Jesus Appears to His Disciples

19 On the evening of that first day of the week, when the disciples were together, with the doors locked for fear of the Jewish leaders, Jesus came and stood among them and said, “Peace be with you!” 20 After he said this, he showed them his hands and side. The disciples were overjoyed when they saw the Lord.

21 Again Jesus said, “Peace be with you! As the Father has sent me, I am sending you.” 22 And with that he breathed on them and said, “Receive the Holy Spirit. 23 If you forgive anyone’s sins, their sins are forgiven; if you do not forgive them, they are not forgiven.”

Jesus Appears to Thomas

24 Now Thomas (also known as Didymus[a]), one of the Twelve, was not with the disciples when Jesus came. 25 So the other disciples told him, “We have seen the Lord!”

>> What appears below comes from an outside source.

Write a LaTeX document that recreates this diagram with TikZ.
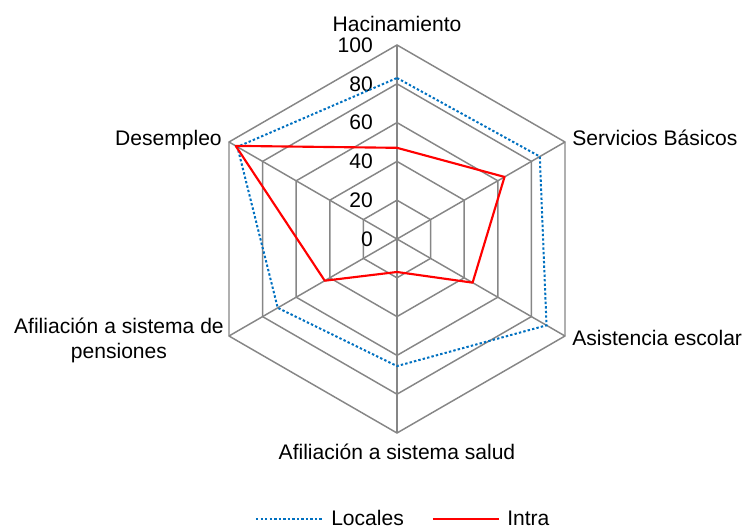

But he said to them, “Unless I see the nail marks in his hands and put my finger where the nails were, and put my hand into his side, I will not believe.”

26 A week later his disciples were in the house again, and Thomas was with them. Though the doors were locked, Jesus came and stood among them and said, “Peace be with you!” 27 Then he said to Thomas, “Put your finger here; see my hands. Reach out your hand and put it into my side. Stop doubting and believe.”

28 Thomas said to him, “My Lord and my God!”

29 Then Jesus told him, “Because you have seen me, you have believed; blessed are those who have not seen and yet have believed.”